(Rows from a dataset of charts and code)
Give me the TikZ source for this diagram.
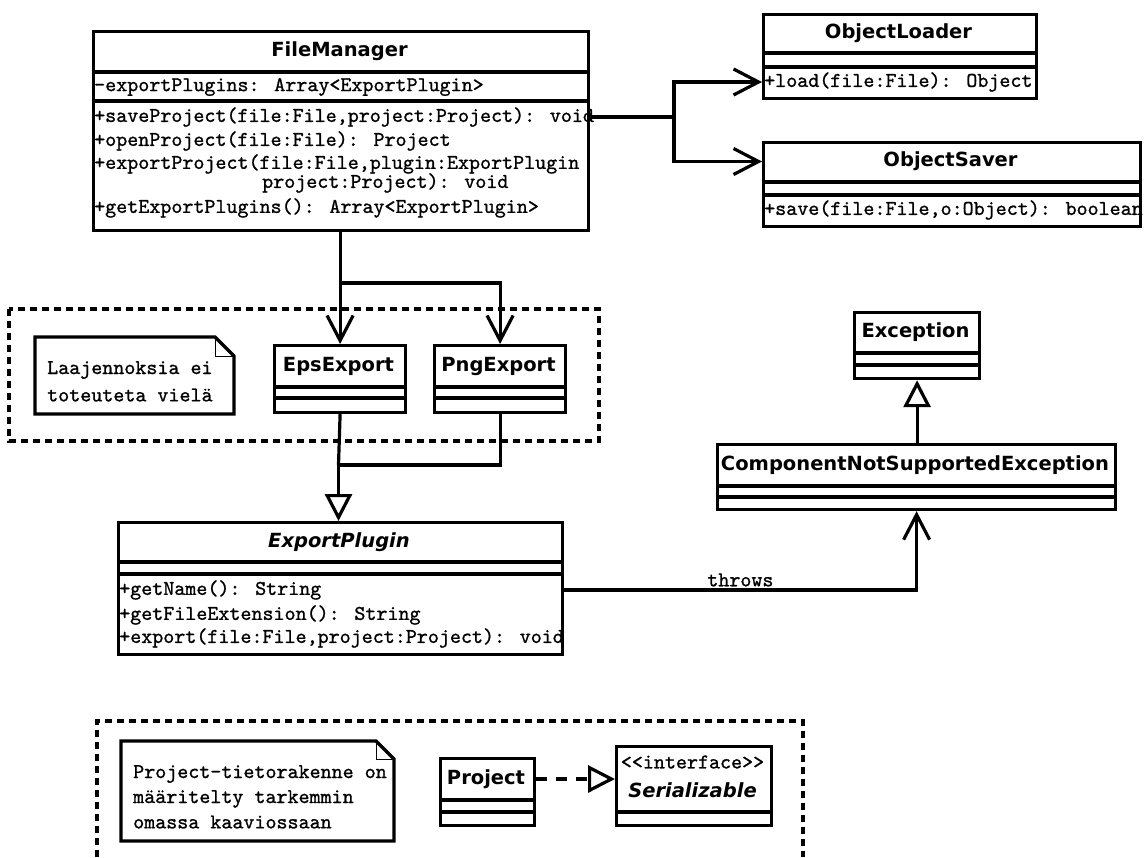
\documentclass[tikz,border=0pt]{standalone}
\usepackage{fontspec}
\setsansfont{DejaVu Sans}
\newfontfamily\memberfont{lmmono10-regular.otf}[FakeBold=1]
\usetikzlibrary{arrows.meta}

\newcommand\umlname{\sffamily\bfseries\fontsize{19.5}{22}\selectfont}
\newcommand\umlabstract{\sffamily\bfseries\itshape\fontsize{19.5}{22}\selectfont}
\newcommand\umlmono{\memberfont\fontsize{21}{23}\selectfont}

\begin{document}
\begin{tikzpicture}[x=1pt,y=-1pt,
  lw/.style={line width=3.2pt},
  classbox/.style={draw, line width=3.2pt, fill=white, inner sep=0pt, anchor=north west},
  clsname/.style={font=\umlname, inner sep=0pt},
  absname/.style={font=\umlabstract, inner sep=0pt},
  mem/.style={font=\umlmono, anchor=west, inner sep=0pt},
  sepline/.style={line width=3.2pt},
  barb/.style={-{Straight Barb[length=25pt,width=26pt]}},
  hollowtri/.style={-{Triangle[length=27pt,width=27pt,fill=white]}},
  framedash/.style={line width=3.2pt, dash pattern=on 7pt off 5pt},
  notebox/.style={line width=3.2pt, fill=white, line join=miter},
  notefold/.style={line width=0.9pt}
]
\useasboundingbox (0,0) rectangle (1146,857);
\fill[white] (0,0) rectangle (1146,857);

% ---------- package frames ----------
\draw[framedash] (9,309) rectangle (599,441);
\draw[framedash] (97,857) -- (97,721) -- (803,721) -- (803,857);

% ---------- FileManager ----------
\node[classbox, minimum width=495pt, minimum height=199pt] (fm) at (92,30) {};
\draw[sepline] (fm.west |- 0,72) -- (fm.east |- 0,72);
\draw[sepline] (fm.west |- 0,101) -- (fm.east |- 0,101);
\node[clsname] (fmt) at (339.5,51) {FileManager};
\node[mem] (fma) at (94,87) {-exportPlugins: Array<ExportPlugin>};
\node[mem] (fms) at (94,117) {+saveProject(file:File,project:Project): void};
\node[mem] (fmo) at (94,141) {+openProject(file:File): Project};
\node[mem] (fme) at (94,164) {+exportProject(file:File,plugin:ExportPlugin};
\node[mem] (fme2) at (262,183) {project:Project): void};
\node[mem] (fmg) at (94,208) {+getExportPlugins(): Array<ExportPlugin>};

% ---------- ObjectLoader ----------
\node[classbox, minimum width=273pt, minimum height=84pt] (ol) at (762,13) {};
\draw[sepline] (ol.west |- 0,53) -- (ol.east |- 0,53);
\draw[sepline] (ol.west |- 0,67) -- (ol.east |- 0,67);
\node[clsname] (olt) at (898.5,33) {ObjectLoader};
\node[mem] (olm) at (764,82) {+load(file:File): Object};

% ---------- ObjectSaver ----------
\node[classbox, minimum width=377pt, minimum height=84pt] (os) at (762,141) {};
\draw[sepline] (os.west |- 0,182) -- (os.east |- 0,182);
\draw[sepline] (os.west |- 0,195) -- (os.east |- 0,195);
\node[clsname] (ost) at (950.5,161.5) {ObjectSaver};
\node[mem] (osm) at (764,210) {+save(file:File,o:Object): boolean};

% ---------- EpsExport / PngExport ----------
\node[classbox, minimum width=131pt, minimum height=67pt] (eps) at (273,344) {};
\draw[sepline] (eps.west |- 0,387) -- (eps.east |- 0,387);
\draw[sepline] (eps.west |- 0,398) -- (eps.east |- 0,398);
\node[clsname] (epst) at (338.5,366) {EpsExport};

\node[classbox, minimum width=131pt, minimum height=67pt] (png) at (433,344) {};
\draw[sepline] (png.west |- 0,387) -- (png.east |- 0,387);
\draw[sepline] (png.west |- 0,398) -- (png.east |- 0,398);
\node[clsname] (pngt) at (498.5,366) {PngExport};

% ---------- ExportPlugin ----------
\node[classbox, minimum width=444pt, minimum height=132pt] (ep) at (117,521) {};
\draw[sepline] (ep.west |- 0,562) -- (ep.east |- 0,562);
\draw[sepline] (ep.west |- 0,574) -- (ep.east |- 0,574);
\node[absname] (ept) at (339,542) {ExportPlugin};
\node[mem] (epm1) at (119,590) {+getName(): String};
\node[mem] (epm2) at (119,615) {+getFileExtension(): String};
\node[mem] (epm3) at (119,638) {+export(file:File,project:Project): void};

% ---------- Exceptions ----------
\node[classbox, minimum width=125pt, minimum height=66pt] (exc) at (853,311) {};
\draw[sepline] (exc.west |- 0,353) -- (exc.east |- 0,353);
\draw[sepline] (exc.west |- 0,365) -- (exc.east |- 0,365);
\node[clsname] (exct) at (915.5,332) {Exception};

\node[classbox, minimum width=398pt, minimum height=65pt] (cnse) at (716,443) {};
\draw[sepline] (cnse.west |- 0,486) -- (cnse.east |- 0,486);
\draw[sepline] (cnse.west |- 0,497) -- (cnse.east |- 0,497);
\node[clsname] (cnset) at (915,465) {ComponentNotSupportedException};

% ---------- Project / Serializable ----------
\node[classbox, minimum width=94pt, minimum height=67pt] (proj) at (439,757) {};
\draw[sepline] (proj.west |- 0,800) -- (proj.east |- 0,800);
\draw[sepline] (proj.west |- 0,812) -- (proj.east |- 0,812);
\node[clsname] (projt) at (486,779) {Project};

\node[classbox, minimum width=155pt, minimum height=79pt] (ser) at (615,745) {};
\draw[sepline] (ser.west |- 0,812) -- (ser.east |- 0,812);
\node[mem, anchor=center] (sers) at (692.5,762) {<<interface>>};
\node[absname] (sert) at (692.5,790) {Serializable};

% ---------- notes ----------
\draw[notebox] (35,337) -- (215,337) -- (234,356) -- (234,414) -- (35,414) -- cycle;
\draw[notefold] (215,337) -- (215,356) -- (234,356);
\node[mem] (n1a) at (47,370) {Laajennoksia ei};
\node[mem] (n1b) at (47,395) {toteuteta vielä};

\draw[notebox] (121,741) -- (376,741) -- (394,759) -- (394,841) -- (121,841) -- cycle;
\draw[notefold] (376,741) -- (376,759) -- (394,759);
\node[mem] (n2a) at (133,774) {Project-tietorakenne on};
\node[mem] (n2b) at (133,799) {määritelty tarkemmin};
\node[mem] (n2c) at (133,822) {omassa kaaviossaan};

% ---------- connectors ----------
\coordinate (jf) at (674,117);
\draw[lw, barb] (fm.east |- fms) -- (jf) |- (ol.west |- olm);
\draw[lw, barb] (jf) |- (os.west |- ost);

\coordinate (jb) at (338.5,283);
\draw[lw, barb] (fm.south -| eps.north) -- (eps.north);
\draw[lw, barb] (jb) -| (png.north);

\coordinate (jc) at (338.5,465);
\draw[lw] (eps.south) -- (jc);
\draw[lw] (png.south) |- (jc);
\draw[lw, hollowtri] (jc) -- (ep.north -| jc);

\draw[lw, barb] (ep.east |- epm1) -| node[pos=0.25, anchor=south, inner sep=2pt, font=\umlmono] (thr) {throws} (cnse.south);

\draw[lw, hollowtri] (cnse.north -| exc.south) -- (exc.south);

\draw[lw, dash pattern=on 11pt off 9pt, hollowtri] (proj.east |- projt) -- (ser.west |- projt);
\end{tikzpicture}
\end{document}
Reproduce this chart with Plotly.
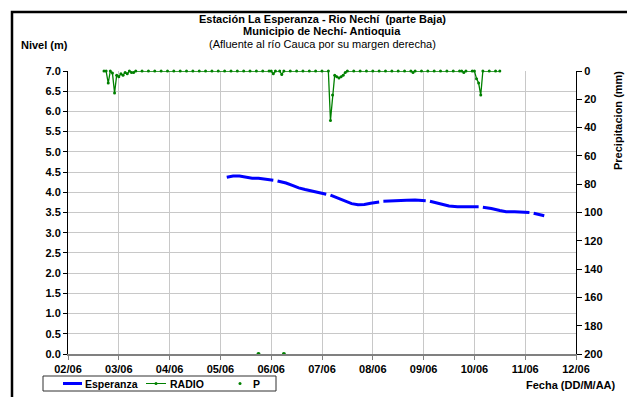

» **TASK BRIEF**: Your copy should hold every record word for word and none of the pictures.

» **COMPLETE ANSWER**:
Give me the TikZ source for this diagram.
\documentclass[tikz,border=0pt]{standalone}
\usepackage{fontspec}
\setsansfont{DejaVu Sans}
\newfontfamily\memberfont{lmmono10-regular.otf}[FakeBold=1]
\usetikzlibrary{arrows.meta}

\newcommand\umlname{\sffamily\bfseries\fontsize{19.5}{22}\selectfont}
\newcommand\umlabstract{\sffamily\bfseries\itshape\fontsize{19.5}{22}\selectfont}
\newcommand\umlmono{\memberfont\fontsize{21}{23}\selectfont}

\begin{document}
\begin{tikzpicture}[x=1pt,y=-1pt,
  lw/.style={line width=3.2pt},
  classbox/.style={draw, line width=3.2pt, fill=white, inner sep=0pt, anchor=north west},
  clsname/.style={font=\umlname, inner sep=0pt},
  absname/.style={font=\umlabstract, inner sep=0pt},
  mem/.style={font=\umlmono, anchor=west, inner sep=0pt},
  sepline/.style={line width=3.2pt},
  barb/.style={-{Straight Barb[length=25pt,width=26pt]}},
  hollowtri/.style={-{Triangle[length=27pt,width=27pt,fill=white]}},
  framedash/.style={line width=3.2pt, dash pattern=on 7pt off 5pt},
  notebox/.style={line width=3.2pt, fill=white, line join=miter},
  notefold/.style={line width=0.9pt}
]
\useasboundingbox (0,0) rectangle (1146,857);
\fill[white] (0,0) rectangle (1146,857);

% ---------- package frames ----------
\draw[framedash] (9,309) rectangle (599,441);
\draw[framedash] (97,857) -- (97,721) -- (803,721) -- (803,857);

% ---------- FileManager ----------
\node[classbox, minimum width=495pt, minimum height=199pt] (fm) at (92,30) {};
\draw[sepline] (fm.west |- 0,72) -- (fm.east |- 0,72);
\draw[sepline] (fm.west |- 0,101) -- (fm.east |- 0,101);
\node[clsname] (fmt) at (339.5,51) {FileManager};
\node[mem] (fma) at (94,87) {-exportPlugins: Array<ExportPlugin>};
\node[mem] (fms) at (94,117) {+saveProject(file:File,project:Project): void};
\node[mem] (fmo) at (94,141) {+openProject(file:File): Project};
\node[mem] (fme) at (94,164) {+exportProject(file:File,plugin:ExportPlugin};
\node[mem] (fme2) at (262,183) {project:Project): void};
\node[mem] (fmg) at (94,208) {+getExportPlugins(): Array<ExportPlugin>};

% ---------- ObjectLoader ----------
\node[classbox, minimum width=273pt, minimum height=84pt] (ol) at (762,13) {};
\draw[sepline] (ol.west |- 0,53) -- (ol.east |- 0,53);
\draw[sepline] (ol.west |- 0,67) -- (ol.east |- 0,67);
\node[clsname] (olt) at (898.5,33) {ObjectLoader};
\node[mem] (olm) at (764,82) {+load(file:File): Object};

% ---------- ObjectSaver ----------
\node[classbox, minimum width=377pt, minimum height=84pt] (os) at (762,141) {};
\draw[sepline] (os.west |- 0,182) -- (os.east |- 0,182);
\draw[sepline] (os.west |- 0,195) -- (os.east |- 0,195);
\node[clsname] (ost) at (950.5,161.5) {ObjectSaver};
\node[mem] (osm) at (764,210) {+save(file:File,o:Object): boolean};

% ---------- EpsExport / PngExport ----------
\node[classbox, minimum width=131pt, minimum height=67pt] (eps) at (273,344) {};
\draw[sepline] (eps.west |- 0,387) -- (eps.east |- 0,387);
\draw[sepline] (eps.west |- 0,398) -- (eps.east |- 0,398);
\node[clsname] (epst) at (338.5,366) {EpsExport};

\node[classbox, minimum width=131pt, minimum height=67pt] (png) at (433,344) {};
\draw[sepline] (png.west |- 0,387) -- (png.east |- 0,387);
\draw[sepline] (png.west |- 0,398) -- (png.east |- 0,398);
\node[clsname] (pngt) at (498.5,366) {PngExport};

% ---------- ExportPlugin ----------
\node[classbox, minimum width=444pt, minimum height=132pt] (ep) at (117,521) {};
\draw[sepline] (ep.west |- 0,562) -- (ep.east |- 0,562);
\draw[sepline] (ep.west |- 0,574) -- (ep.east |- 0,574);
\node[absname] (ept) at (339,542) {ExportPlugin};
\node[mem] (epm1) at (119,590) {+getName(): String};
\node[mem] (epm2) at (119,615) {+getFileExtension(): String};
\node[mem] (epm3) at (119,638) {+export(file:File,project:Project): void};

% ---------- Exceptions ----------
\node[classbox, minimum width=125pt, minimum height=66pt] (exc) at (853,311) {};
\draw[sepline] (exc.west |- 0,353) -- (exc.east |- 0,353);
\draw[sepline] (exc.west |- 0,365) -- (exc.east |- 0,365);
\node[clsname] (exct) at (915.5,332) {Exception};

\node[classbox, minimum width=398pt, minimum height=65pt] (cnse) at (716,443) {};
\draw[sepline] (cnse.west |- 0,486) -- (cnse.east |- 0,486);
\draw[sepline] (cnse.west |- 0,497) -- (cnse.east |- 0,497);
\node[clsname] (cnset) at (915,465) {ComponentNotSupportedException};

% ---------- Project / Serializable ----------
\node[classbox, minimum width=94pt, minimum height=67pt] (proj) at (439,757) {};
\draw[sepline] (proj.west |- 0,800) -- (proj.east |- 0,800);
\draw[sepline] (proj.west |- 0,812) -- (proj.east |- 0,812);
\node[clsname] (projt) at (486,779) {Project};

\node[classbox, minimum width=155pt, minimum height=79pt] (ser) at (615,745) {};
\draw[sepline] (ser.west |- 0,812) -- (ser.east |- 0,812);
\node[mem, anchor=center] (sers) at (692.5,762) {<<interface>>};
\node[absname] (sert) at (692.5,790) {Serializable};

% ---------- notes ----------
\draw[notebox] (35,337) -- (215,337) -- (234,356) -- (234,414) -- (35,414) -- cycle;
\draw[notefold] (215,337) -- (215,356) -- (234,356);
\node[mem] (n1a) at (47,370) {Laajennoksia ei};
\node[mem] (n1b) at (47,395) {toteuteta vielä};

\draw[notebox] (121,741) -- (376,741) -- (394,759) -- (394,841) -- (121,841) -- cycle;
\draw[notefold] (376,741) -- (376,759) -- (394,759);
\node[mem] (n2a) at (133,774) {Project-tietorakenne on};
\node[mem] (n2b) at (133,799) {määritelty tarkemmin};
\node[mem] (n2c) at (133,822) {omassa kaaviossaan};

% ---------- connectors ----------
\coordinate (jf) at (674,117);
\draw[lw, barb] (fm.east |- fms) -- (jf) |- (ol.west |- olm);
\draw[lw, barb] (jf) |- (os.west |- ost);

\coordinate (jb) at (338.5,283);
\draw[lw, barb] (fm.south -| eps.north) -- (eps.north);
\draw[lw, barb] (jb) -| (png.north);

\coordinate (jc) at (338.5,465);
\draw[lw] (eps.south) -- (jc);
\draw[lw] (png.south) |- (jc);
\draw[lw, hollowtri] (jc) -- (ep.north -| jc);

\draw[lw, barb] (ep.east |- epm1) -| node[pos=0.25, anchor=south, inner sep=2pt, font=\umlmono] (thr) {throws} (cnse.south);

\draw[lw, hollowtri] (cnse.north -| exc.south) -- (exc.south);

\draw[lw, dash pattern=on 11pt off 9pt, hollowtri] (proj.east |- projt) -- (ser.west |- projt);
\end{tikzpicture}
\end{document}
Reproduce this chart with Plotly.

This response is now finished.